St. Paul, Minn. (Jan. 17, 2017) — Approximately 75 people gathered at the Immigration and Customs Enforcement (ICE) Field Office at Fort Snelling Tuesday to help families of the MN 8 deliver “Not Home for the Holiday” cards to ICE officials.
Eight Cambodian refugee men from Minnesota have been targeted for deportation because of old criminal convictions. All of these individuals had completed their sentences for past convictions and were leading otherwise ordinary lives when they were detained by ICE in August. They have been in ICE detention since last August.
This afternoon, families and supporters held signs that read “Keep Families Together” and “Don’t Deport my Dad”. People gathered to demand that ICE release these individuals immediately as recent developments indicate that these men would not be deported. The MN 8 families congregated in front of the federal building and requested that ICE officials come out to accept their holiday cards. Mary Hogan, a community relations officer, came out to address the families. She listened to one family read one of the holiday cards which described the hardships families experience after losing their loved ones. Hogan declined to accept any of the holiday cards that families made.

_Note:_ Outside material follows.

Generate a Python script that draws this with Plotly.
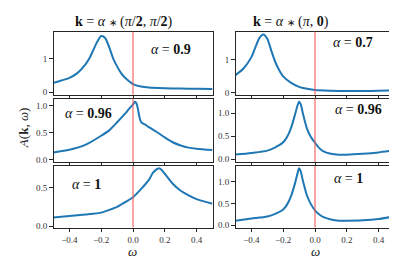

Many Cambodians came to the U.S. in the 1980s after fleeing war and genocide in Cambodia. Many Cambodians, including all of the MN8, are legal immigrants who received refugee asylum.
One of the detainees, Sameth Nhean, recently spent his 35th birthday in detention. Nhean was born in a Thai refugee camp and has never been to Cambodia. His wife, Sokha Kul, attended the rally with their 3 children.
“I don’t understand why they can’t just let him go. His crime was in 2002 and he served three months for it,”Kul said. “He’s now been in ICE longer than what he served for the crime that they’re trying to deport him for in the first place. Cambodia said they don’t want to take them. Why keep him in jail?”
The families of the MN 8 fear that their loved ones face indefinite detention and are increasing anxious about the new administration that will take office on Jan. 20.
Danielle Robinson Briand is an attorney with the Center for Immigrant Justice in Minneapolis and represents two of the MN 8.
“ICE has so far failed to provide any evidence that the country of Cambodia intends to repatriate the MN 8 in the foreseeable future,” Briand said. “Their continued detention, now in excess of five months, is not only unconstitutional, but a complete waste of taxpayer money.”
Cambodian government officials have stated that they do not want to accept deportees if these individuals do not want to return to Cambodia. The Cambodian government is currently seeking to renegotiate a 2002 Memorandum of Understanding (MOU) on repatriation policies between the US and Cambodian governments.